As a strategy and solution provider, what are your most vital contributions, and can you give some examples?
Our most vital contribution to the market is being a force multiplier for the largest and most influential public and private sector organizations seeking performance that lasts. We help people measure what matters and innovate with intent, helping them see risks and opportunities otherwise in their blind spots. With each client, we contribute to the individuals who sponsor our work, helping them elevate and do more of what they aspire to do. When we think about contribution, we think “If just one of us does just one thing well today with just one key person at one client, it means potential improvement for millions of people.”
For example, we were asked by Trucost, now a Dow Jones company, to partner on the Newsweek Green Rankings, which prompted financial markets to adopt ESG as a mainstream investment philosophy. And we were subsequently asked by them and Ecolab to build the first prototype of a tool to reveal the true cost of water, a resource often mistaken for being abundant and affordable instead of a scarce and costly. Marriott was amongst the first to experiment. Similar timeframe, we were asked by the SEC-related PCAOB to facilitate the vision and plan for enhancing business intelligence.
At ExxonMobil, we were asked by their procurement executives to guide the strategy and architecture for a supply chain analytics solution, including not just financial metrics, but also non-financial metrics, like exposure to human trafficking.
When we were asked to lead the planning and implementation of the business intelligence initiative for the Overseas Buildings Operations Bureau of the US Department of State, which is responsible for the ~$50 billion global portfolio of ~24 thousand buildings through which the US coordinates diplomacy, development, and defence, doing one thing well meant the possibility of enabling members of the Department’s ~90k personnel to transform results on safety and stability, cost of living, or other improvement goals for the millions of US and global citizens they touch.
At Masco Corporation, one of the world’s largest manufacturers of brand-name building products, we have had the privilege of helping their corporate head of EHS and sustainability, Sara Osterman, transform their sustainability program. In their most recent Corporate Sustainability Report, CEO Keith Allman recognized her work and the partnership with Green Diamond, through which we have helped devise and implement strategies and technologies to capitalize on sustainability for strategic planning, management, measurement, innovation, stakeholder engagement, and the bottom line.
What are your endeavours for the future and where do you see things near-term?
Near-term, we will continue to focus on helping clients achieve breakthroughs they want on the performance and risk management. For strategy consulting, that means continuing to help with governance, materiality assessment, measurement, reporting, and change management. For technology, it means continuing to focus on helping with things like data capture, integration, prediction and prescription via IoT, big data, data science, augmented and virtual reality, artificial intelligence, and so on.

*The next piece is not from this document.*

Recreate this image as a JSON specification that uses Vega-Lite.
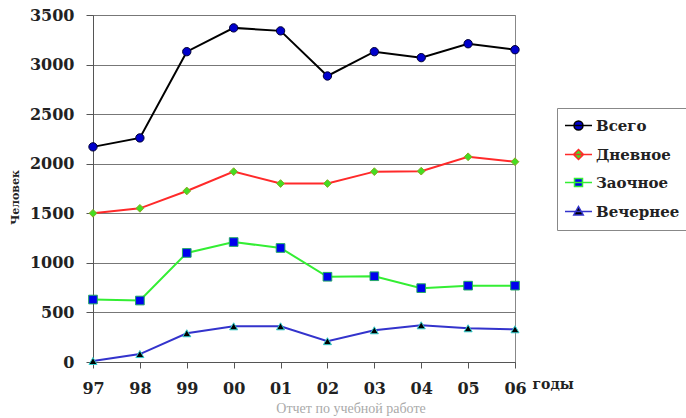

Longer-term, we have a few ambitions. First, we want to help unify the vast array of opinions and protocols on what defines a “smart,” “innovative,” “resilient,” and/or “sustainable” organization into one standard, or at least a set of conforming standards. We want to connect private wealth and financial markets with public projects, harnessing the potential of business models that unleash public-private-partnerships in new ways. We want to establish an R&D arm for incubating new technology, including with partners. And finally, we want to create an actual sustainable city, to become the model for scaling to sustainable regions, countries, and ultimately the world.